12,800 jobs per month for the next two years ! It will never happen.Virginia is losing jobs monthly,along with all the revenue from the taxes.We are in trouble Virginia.
I agree with you.
But even if those volumes of jobs could be added, I'd have to wonder about their quality, income-wise.
We've lost too many high-paying union jobs in the region, that won't be coming back, unless we start making new "stuff" that won't be off-shored to China, India or Sri Lanka.
I think the Country is undergoing an economic sea change, thanks to the greed of many of our Corporations. Many of the best, highest paying jobs are gone forever.
Am I wrong?

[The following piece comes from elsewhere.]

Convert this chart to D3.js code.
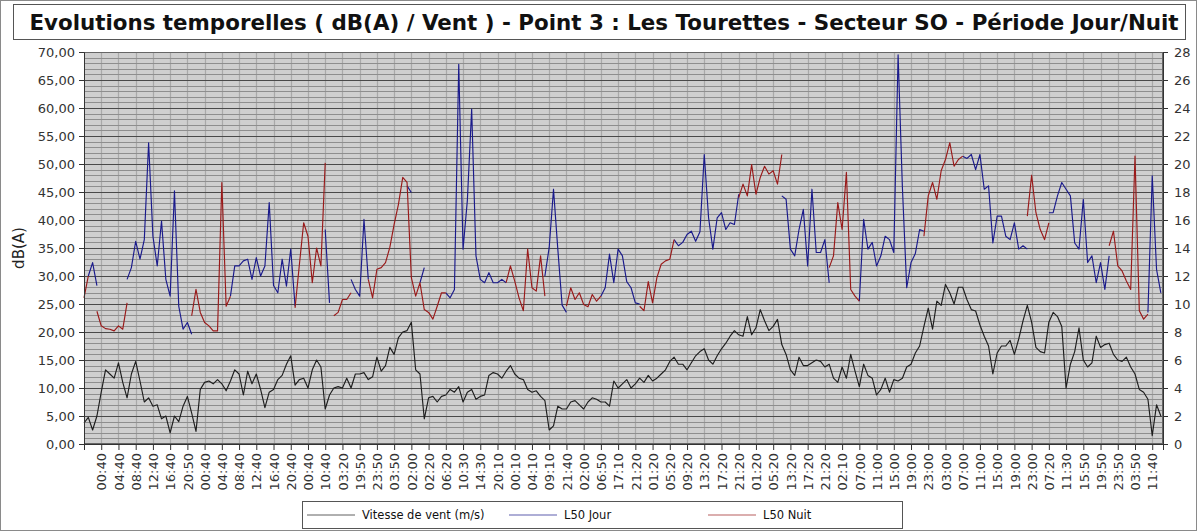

I hope so.
Taxes.
Drop some of my business taxes and I will hire another employee with that money who will get taxed on that income then spend some thus employing someone else who in turn will do the same etc etc etc. An economy can only be driven if driving is worth while.
I find it hard to believe that a marginal drop in business
taxes would prompt the average employer to add more employees, if there were no strings attached.
You only add employees to match or augment product or service volume. Any extra income from tax decreases is just gravy.
As a sidebar, management of most companies I've been involved with consider employees in virtually the same vein as they do machinery and equipment: of value, but depreciable with a finite life, and replaceable for more advanced units. I know in public they always talk about employees in glowing and personal "hearts and flowers" terms, but privately....expendable. Why do you think most Personnel Departments are now called "Human Resources"?
But... Who is to say...
...that you will actually hire someone simply because of your reduced taxes? I, myself, would be inclined to put a portion of those taxes into one of my savings or investment accounts before I'd hire someone.
Admit it
There is very little politicians can do about job creation. Businesses won't hire more people than absolutely necessary and will offshore positions as soon as it becomes feasible to do so. No tax cuts or other grants will change this.
This recession will simply tighten the noose as far as I can see. It has only pushed the expansion of jobs overseas and those jobs will never come back.
Hope and Change
Hope and Change
To quote 90s rap group
To quote 90s rap group Arrested Development, "The word hope and the word change are directly opposite not the same."